Penn State will probably win double-digit games again this season. The keyword there is “again.” PSU has accomplished that feat three times under Franklin, and it’s getting to the point where going 10-2 is a punchline.

When Clifford said “we set this tone for the f****** future,” I doubt he meant “let’s keep going 10-2 after I’m gone.”

Penn State came into this season as a team many saw as a national championship contender, and up until this past Saturday, it had a shot to win the Big Ten and get to the College Football Playoff, the latter of which it had never done. Penn State’s won two national championships before, and in both cases, the previous season’s bowl game can be looked at as a turning point.

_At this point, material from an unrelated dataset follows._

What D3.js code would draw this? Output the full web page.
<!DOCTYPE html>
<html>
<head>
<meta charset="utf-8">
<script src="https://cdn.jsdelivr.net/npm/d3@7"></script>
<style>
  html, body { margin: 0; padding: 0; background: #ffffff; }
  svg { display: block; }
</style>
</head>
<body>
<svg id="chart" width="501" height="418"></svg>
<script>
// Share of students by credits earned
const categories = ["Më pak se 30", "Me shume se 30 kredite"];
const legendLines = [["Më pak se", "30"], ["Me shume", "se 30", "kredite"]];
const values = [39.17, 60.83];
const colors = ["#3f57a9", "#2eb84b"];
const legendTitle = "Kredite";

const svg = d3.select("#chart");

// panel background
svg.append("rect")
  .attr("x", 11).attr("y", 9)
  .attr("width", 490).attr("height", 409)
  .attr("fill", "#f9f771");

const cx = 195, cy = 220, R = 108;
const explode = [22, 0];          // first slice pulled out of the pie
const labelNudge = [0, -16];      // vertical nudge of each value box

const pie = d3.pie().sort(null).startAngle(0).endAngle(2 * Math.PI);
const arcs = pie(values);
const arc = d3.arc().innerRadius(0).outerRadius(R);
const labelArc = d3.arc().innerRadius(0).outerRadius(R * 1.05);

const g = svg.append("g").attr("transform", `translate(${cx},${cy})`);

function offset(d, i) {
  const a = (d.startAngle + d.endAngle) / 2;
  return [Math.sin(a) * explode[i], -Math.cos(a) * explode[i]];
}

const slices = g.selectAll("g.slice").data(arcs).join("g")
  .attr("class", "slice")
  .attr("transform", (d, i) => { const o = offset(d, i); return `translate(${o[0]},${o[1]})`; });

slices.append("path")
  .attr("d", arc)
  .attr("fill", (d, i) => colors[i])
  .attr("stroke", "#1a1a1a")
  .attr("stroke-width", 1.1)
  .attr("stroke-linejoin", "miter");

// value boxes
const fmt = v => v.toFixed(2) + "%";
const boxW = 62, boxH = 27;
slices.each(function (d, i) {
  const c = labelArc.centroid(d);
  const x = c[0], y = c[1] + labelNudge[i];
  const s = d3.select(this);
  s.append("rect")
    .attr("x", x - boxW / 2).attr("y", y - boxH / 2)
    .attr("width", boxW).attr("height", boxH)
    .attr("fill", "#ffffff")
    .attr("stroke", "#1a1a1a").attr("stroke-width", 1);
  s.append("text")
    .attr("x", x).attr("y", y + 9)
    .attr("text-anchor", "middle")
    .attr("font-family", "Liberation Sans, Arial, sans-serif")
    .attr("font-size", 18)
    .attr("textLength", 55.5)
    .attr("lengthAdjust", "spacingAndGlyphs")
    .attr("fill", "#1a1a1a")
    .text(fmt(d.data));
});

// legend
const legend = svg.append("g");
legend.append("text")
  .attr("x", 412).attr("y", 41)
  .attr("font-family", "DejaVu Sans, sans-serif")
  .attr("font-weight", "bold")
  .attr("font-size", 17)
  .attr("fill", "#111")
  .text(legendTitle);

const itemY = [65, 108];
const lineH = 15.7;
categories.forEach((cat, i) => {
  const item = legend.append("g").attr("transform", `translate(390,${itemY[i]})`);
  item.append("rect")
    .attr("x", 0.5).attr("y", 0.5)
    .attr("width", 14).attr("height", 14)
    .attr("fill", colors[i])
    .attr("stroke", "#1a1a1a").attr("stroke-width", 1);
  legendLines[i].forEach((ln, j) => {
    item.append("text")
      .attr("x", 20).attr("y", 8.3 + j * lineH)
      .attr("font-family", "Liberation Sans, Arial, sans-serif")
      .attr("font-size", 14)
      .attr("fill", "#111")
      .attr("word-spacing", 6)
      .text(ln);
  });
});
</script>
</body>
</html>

The year before Penn State limited Heisman Trophy winner Herschel Walker in its first national title win, it did the same to Heisman winner Marcus Allen in the Fiesta Bowl. The last game of 1981 set the tone for ‘82.

Prior to beating Miami in one of college football’s most famous games to win its second national title, Penn State blew a chance to do it in the previous season’s Orange Bowl against Oklahoma.

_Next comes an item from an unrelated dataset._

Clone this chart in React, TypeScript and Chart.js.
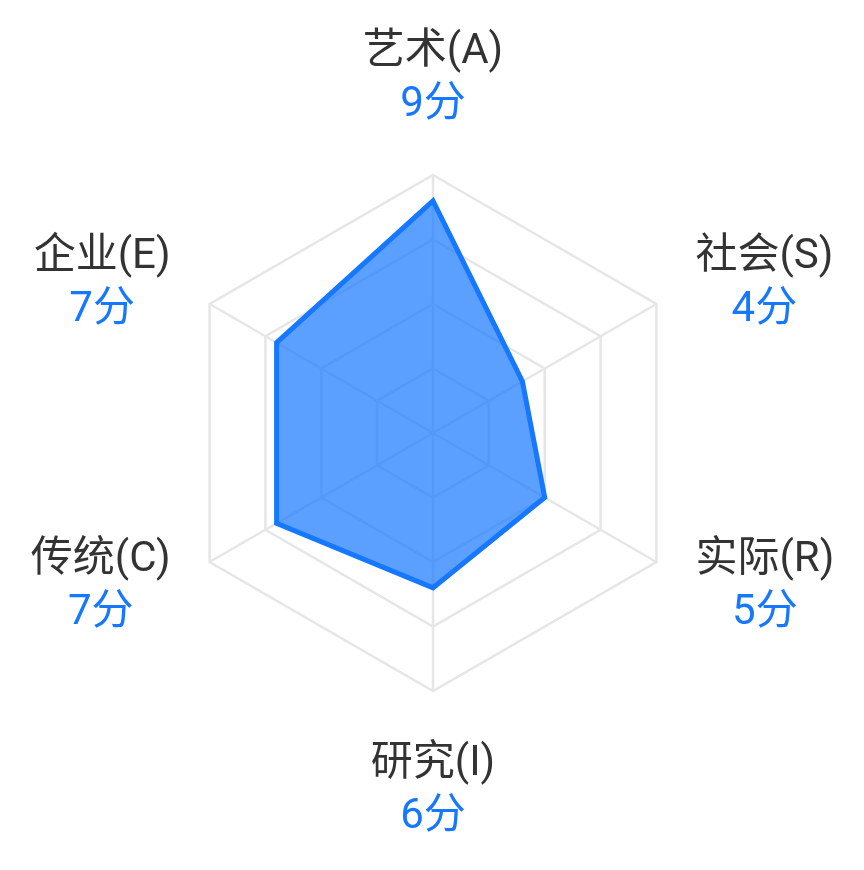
import React, { useEffect, useRef } from "react";
import { Chart, registerables } from "chart.js";

Chart.register(...registerables);

const dimensions = ["艺术(A)", "社会(S)", "实际(R)", "研究(I)", "传统(C)", "企业(E)"];
const scores = [9, 4, 5, 6, 7, 7];
const scoreUnit = "分";
const maxScore = 10;
const stepScore = 2.5;

const BLUE = "#1677ff";
const FONT = "Roboto, 'Noto Sans CJK SC', sans-serif";

const labelPlugin = {
  id: "twoLineLabels",
  afterDraw(chart: any) {
    const scale = chart.scales.r;
    const ctx = chart.ctx;
    const lineH = 53;
    const fontSize = 42;
    const yShift = 2;
    ctx.save();
    ctx.textBaseline = "middle";
    ctx.textAlign = "center";
    for (let i = 0; i < dimensions.length; i++) {
      const pos = scale.getPointPosition(i, scale.drawingArea + 45);
      const lines = [dimensions[i], scores[i] + scoreUnit];
      ctx.font = `${fontSize}px ${FONT}`;
      const widths = lines.map((l) => ctx.measureText(l).width);
      const w = Math.max(...widths);
      const dx = pos.x - scale.xCenter;
      const dy = pos.y - scale.yCenter;
      let cx = pos.x;
      if (Math.abs(dx) > 5) cx = dx > 0 ? pos.x + w / 2 : pos.x - w / 2;
      let top: number;
      const h = lineH * lines.length;
      if (Math.abs(dx) <= 5) {
        top = dy < 0 ? pos.y - h : pos.y;
      } else {
        top = pos.y - h / 2;
      }
      lines.forEach((l, k) => {
        ctx.fillStyle = k === 0 ? "#333333" : BLUE;
        ctx.fillText(l, cx, top + lineH * k + lineH / 2 + yShift);
      });
    }
    ctx.restore();
  },
};

export default function App() {
  const ref = useRef<HTMLCanvasElement | null>(null);
  useEffect(() => {
    if (!ref.current) return;
    const chart = new Chart(ref.current, {
      type: "radar",
      data: {
        labels: dimensions,
        datasets: [
          {
            data: scores,
            backgroundColor: "rgba(22,119,255,0.7)",
            borderColor: BLUE,
            borderWidth: 5,
            pointRadius: 0,
            pointHoverRadius: 0,
            fill: true,
          },
        ],
      },
      options: {
        responsive: false,
        animation: false,
        layout: { padding: { left: 175, right: 173, top: 175, bottom: 179 } },
        plugins: { legend: { display: false }, tooltip: { enabled: false } },
        scales: {
          r: {
            min: 0,
            max: maxScore,
            ticks: { display: false, stepSize: stepScore },
            pointLabels: { display: false },
            grid: { color: "#e6e6e6", lineWidth: 2.5 },
            angleLines: { color: "#e6e6e6", lineWidth: 2.5 },
          },
        },
      },
      plugins: [labelPlugin],
    });
    return () => chart.destroy();
  }, []);
  return (
    <div style={{ position: "absolute", left: 0, top: 0, width: 864, height: 870, background: "#fff" }}>
      <canvas ref={ref} width={864} height={870} style={{ width: 864, height: 870 }} />
    </div>
  );
}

The pain of that lost served as a motivator for the next seasons.

Those national title wins aren’t the only examples in Penn State history of bowl games being launching pads.

Before the programs most recent unbeaten season (1994), the team ended 1993 with a come-from-behind win over Tennessee in the Citrus Bowl.

There’s even an example in the James Franklin era of Penn State football. PSU ended its 2015 season 7-6 and with a loss to Georgia in the coveted TaxSlayer Bowl. In that loss, the team was down 24-3 in the fourth quarter, but almost came back thanks largely to two touchdown passes by a backup QB named Trace McSorley.

The next season, McSorley was the starter, and Penn State won the Big Ten, and going to the Rose Bowl.

This January marked Penn State’s return to Pasadena, and unlike its last trip, Penn State left with a win and a feeling that 2023 could be something magical.

Clifford was right. Bowl games— especially big ones— are supposed to set the stage for the future.

The aren’t supposed to be followed up by firing a coordinator in the middle of a season.

Almost all of what I’ve written here would have relevant the second the Michigan game ended, and before the Michigan game, this is the column I planned on writing if Penn State had lost.

But you can only write one column for the morning after a game, and I chose to use mine on the fact that, despite extraordinary circumstances surrounding the game, it turned into another case of a Franklin team laying an egg on a big stage.

The firing of Yurcich gave me another chance to write this piece, and I took it.

I’m not saying Penn State can never win a national championship. Close losses to the No. 1 and No. 3 teams in the country being looked at so cynically is proof that the potential is there. But if and when that day comes, nobody will look at that magical night in Pasadena as where it all started.